Um 4,0 não é apenas um dado frio, mas uma mensagem cifrada: “mais complexo que TFM, menos caótico que weather machine”. O peso se torna, assim, um dialeto interno da comunidade: uma medida de empatia entre quem já suou tentando entender o manual do madeira ou do nippon.
No fim, o peso é apenas um indicador de densidade, não um selo de qualidade. Ele aponta que o jogo tem múltiplas camadas, mas não promete diversão.

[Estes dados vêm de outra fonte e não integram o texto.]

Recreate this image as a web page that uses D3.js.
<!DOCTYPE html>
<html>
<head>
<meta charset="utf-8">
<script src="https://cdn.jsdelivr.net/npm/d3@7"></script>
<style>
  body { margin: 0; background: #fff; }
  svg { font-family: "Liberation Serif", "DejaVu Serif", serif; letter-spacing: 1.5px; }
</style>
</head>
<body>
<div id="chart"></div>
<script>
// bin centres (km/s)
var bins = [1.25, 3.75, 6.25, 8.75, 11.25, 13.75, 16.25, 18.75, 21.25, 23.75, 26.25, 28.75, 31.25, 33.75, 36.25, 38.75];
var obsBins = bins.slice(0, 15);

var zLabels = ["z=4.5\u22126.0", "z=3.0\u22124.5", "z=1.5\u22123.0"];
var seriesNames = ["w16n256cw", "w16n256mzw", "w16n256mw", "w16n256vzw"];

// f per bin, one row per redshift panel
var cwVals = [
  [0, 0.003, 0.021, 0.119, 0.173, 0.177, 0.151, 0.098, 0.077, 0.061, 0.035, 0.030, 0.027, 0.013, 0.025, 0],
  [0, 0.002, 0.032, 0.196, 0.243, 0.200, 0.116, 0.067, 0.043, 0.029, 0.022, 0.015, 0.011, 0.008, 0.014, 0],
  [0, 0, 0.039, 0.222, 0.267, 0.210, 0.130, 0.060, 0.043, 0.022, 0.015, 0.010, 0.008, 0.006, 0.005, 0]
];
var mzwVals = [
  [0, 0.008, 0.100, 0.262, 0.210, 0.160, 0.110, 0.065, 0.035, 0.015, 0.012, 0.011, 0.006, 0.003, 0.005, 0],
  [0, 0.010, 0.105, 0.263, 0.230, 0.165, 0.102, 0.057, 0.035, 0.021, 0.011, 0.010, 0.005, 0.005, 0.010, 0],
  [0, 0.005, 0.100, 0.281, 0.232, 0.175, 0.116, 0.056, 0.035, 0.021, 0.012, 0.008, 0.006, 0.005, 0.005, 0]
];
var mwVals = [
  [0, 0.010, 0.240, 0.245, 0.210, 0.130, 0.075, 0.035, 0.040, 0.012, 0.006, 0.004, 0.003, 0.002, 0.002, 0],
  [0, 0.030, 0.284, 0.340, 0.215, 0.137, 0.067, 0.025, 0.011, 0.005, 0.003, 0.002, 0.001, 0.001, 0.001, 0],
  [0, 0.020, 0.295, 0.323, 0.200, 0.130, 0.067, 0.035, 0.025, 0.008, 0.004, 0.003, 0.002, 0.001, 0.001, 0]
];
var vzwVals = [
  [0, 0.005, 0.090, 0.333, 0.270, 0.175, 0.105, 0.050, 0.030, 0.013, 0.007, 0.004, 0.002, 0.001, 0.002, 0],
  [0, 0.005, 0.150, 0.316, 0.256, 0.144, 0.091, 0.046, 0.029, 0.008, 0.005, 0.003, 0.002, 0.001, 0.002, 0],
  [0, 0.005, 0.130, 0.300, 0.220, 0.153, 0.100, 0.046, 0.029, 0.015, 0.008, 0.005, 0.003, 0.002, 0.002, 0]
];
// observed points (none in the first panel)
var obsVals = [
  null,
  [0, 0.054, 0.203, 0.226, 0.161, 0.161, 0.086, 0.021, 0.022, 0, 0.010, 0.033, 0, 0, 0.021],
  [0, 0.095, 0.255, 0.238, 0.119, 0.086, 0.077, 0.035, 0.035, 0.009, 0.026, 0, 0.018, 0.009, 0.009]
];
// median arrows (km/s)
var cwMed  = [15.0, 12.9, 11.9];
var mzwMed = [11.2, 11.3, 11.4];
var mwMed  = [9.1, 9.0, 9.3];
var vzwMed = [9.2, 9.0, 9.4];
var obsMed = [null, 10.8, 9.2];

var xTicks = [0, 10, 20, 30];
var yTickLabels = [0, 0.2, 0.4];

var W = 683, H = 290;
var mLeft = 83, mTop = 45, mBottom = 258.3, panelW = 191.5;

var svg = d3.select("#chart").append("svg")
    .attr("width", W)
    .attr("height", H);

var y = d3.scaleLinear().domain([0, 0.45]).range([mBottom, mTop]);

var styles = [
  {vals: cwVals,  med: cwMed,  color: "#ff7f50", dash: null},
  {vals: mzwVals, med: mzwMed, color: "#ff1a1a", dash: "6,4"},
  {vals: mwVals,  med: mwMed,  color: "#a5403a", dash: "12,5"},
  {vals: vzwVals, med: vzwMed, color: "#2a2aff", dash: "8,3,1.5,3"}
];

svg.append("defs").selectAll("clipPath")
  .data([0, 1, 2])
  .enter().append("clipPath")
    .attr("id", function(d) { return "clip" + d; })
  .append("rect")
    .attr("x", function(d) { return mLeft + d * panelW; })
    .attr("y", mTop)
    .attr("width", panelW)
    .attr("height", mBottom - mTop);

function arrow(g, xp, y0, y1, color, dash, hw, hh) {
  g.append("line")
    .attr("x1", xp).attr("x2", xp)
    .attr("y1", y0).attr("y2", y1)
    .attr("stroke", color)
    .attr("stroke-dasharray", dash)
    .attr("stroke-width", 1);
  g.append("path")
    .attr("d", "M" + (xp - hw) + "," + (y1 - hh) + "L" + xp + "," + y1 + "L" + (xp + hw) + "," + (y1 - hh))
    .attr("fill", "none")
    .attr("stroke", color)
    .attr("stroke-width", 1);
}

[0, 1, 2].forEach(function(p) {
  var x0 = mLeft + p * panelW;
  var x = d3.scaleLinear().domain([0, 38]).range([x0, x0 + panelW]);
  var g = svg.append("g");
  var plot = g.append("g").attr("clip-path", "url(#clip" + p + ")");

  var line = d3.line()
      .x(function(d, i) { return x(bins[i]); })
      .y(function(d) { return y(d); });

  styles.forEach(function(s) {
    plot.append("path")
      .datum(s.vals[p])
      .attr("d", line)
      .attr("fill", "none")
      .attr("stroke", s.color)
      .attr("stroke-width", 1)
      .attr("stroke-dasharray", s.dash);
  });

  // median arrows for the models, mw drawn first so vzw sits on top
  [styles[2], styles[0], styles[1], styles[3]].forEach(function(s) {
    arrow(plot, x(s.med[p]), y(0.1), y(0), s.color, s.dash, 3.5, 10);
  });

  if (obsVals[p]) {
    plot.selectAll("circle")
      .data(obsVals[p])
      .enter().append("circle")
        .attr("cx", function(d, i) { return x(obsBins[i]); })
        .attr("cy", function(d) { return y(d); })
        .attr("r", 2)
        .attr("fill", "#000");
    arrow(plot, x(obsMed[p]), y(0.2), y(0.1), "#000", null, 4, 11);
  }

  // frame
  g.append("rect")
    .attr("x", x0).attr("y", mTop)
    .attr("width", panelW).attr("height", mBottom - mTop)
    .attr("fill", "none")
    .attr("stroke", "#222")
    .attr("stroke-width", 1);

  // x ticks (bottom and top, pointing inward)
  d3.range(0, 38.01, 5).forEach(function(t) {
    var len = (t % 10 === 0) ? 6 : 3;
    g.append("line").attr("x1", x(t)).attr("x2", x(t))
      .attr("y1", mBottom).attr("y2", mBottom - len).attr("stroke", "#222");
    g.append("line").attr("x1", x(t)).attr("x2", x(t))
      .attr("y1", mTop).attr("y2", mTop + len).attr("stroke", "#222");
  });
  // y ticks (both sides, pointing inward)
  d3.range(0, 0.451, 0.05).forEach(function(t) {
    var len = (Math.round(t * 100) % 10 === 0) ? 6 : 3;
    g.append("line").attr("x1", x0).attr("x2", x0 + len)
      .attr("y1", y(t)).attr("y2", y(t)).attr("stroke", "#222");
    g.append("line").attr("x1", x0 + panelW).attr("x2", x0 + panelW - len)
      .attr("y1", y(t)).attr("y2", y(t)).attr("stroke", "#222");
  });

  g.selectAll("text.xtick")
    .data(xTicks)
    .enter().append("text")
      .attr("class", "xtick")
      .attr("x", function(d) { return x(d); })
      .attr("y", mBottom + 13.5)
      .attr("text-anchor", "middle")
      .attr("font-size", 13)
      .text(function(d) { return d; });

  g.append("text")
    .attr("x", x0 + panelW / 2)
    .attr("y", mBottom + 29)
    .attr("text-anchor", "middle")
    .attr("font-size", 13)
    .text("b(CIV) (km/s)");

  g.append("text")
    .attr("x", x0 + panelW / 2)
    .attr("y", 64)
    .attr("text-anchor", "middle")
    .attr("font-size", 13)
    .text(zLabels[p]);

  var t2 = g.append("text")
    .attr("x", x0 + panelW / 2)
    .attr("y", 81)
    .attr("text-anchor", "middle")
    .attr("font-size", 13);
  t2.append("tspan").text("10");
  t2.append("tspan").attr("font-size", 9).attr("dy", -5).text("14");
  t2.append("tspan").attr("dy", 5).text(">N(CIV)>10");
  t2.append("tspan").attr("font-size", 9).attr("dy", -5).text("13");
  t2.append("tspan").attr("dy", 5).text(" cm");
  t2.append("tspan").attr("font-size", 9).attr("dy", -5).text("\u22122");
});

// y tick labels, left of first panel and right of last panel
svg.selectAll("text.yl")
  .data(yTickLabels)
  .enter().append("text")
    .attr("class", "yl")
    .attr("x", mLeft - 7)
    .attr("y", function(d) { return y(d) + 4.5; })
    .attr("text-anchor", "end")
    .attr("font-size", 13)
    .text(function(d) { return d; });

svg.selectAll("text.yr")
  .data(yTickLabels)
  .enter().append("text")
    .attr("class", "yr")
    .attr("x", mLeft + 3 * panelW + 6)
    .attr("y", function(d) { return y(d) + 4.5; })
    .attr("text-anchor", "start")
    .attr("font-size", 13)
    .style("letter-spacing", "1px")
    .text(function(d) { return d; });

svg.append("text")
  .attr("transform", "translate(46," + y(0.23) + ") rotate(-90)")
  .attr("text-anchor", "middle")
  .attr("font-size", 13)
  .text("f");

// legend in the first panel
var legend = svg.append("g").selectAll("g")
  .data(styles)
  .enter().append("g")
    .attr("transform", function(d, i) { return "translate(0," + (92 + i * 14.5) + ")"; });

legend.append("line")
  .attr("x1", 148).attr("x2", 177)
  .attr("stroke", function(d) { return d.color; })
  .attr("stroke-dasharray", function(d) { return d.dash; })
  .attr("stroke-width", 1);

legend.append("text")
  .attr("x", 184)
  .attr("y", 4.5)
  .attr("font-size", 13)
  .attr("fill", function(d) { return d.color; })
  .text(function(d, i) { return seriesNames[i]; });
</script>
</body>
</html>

Há jogos densos que são prazerosos e outros que desabam sob o próprio peso; do mesmo modo, há leves que encantam pela fluidez. Complexidade, afinal, é um convite e não uma garantia.
Metrificar a complexidade é, portanto, essencial e inevitável. O sistema de pesos do BGG alimenta boa parte do ecossistema lúdico: cria expectativas, gera frustrações, inspira discussões eternas em fóruns e, claro, textos longos (culpado). Ele define etiquetas como “gateway” e “expert”, influencia compras impulsivas e dá origem a piadas internas (“jogo leve não vê mesa”).
E como as férias terminaram, volto às minutas, com o cérebro ainda calibrado na escala do bgg e com a promessa de que na próxima temporada de escritas, a balança vai pender novamente para o lado dos tabuleiros, de preferência, com menos regras e mais risadas.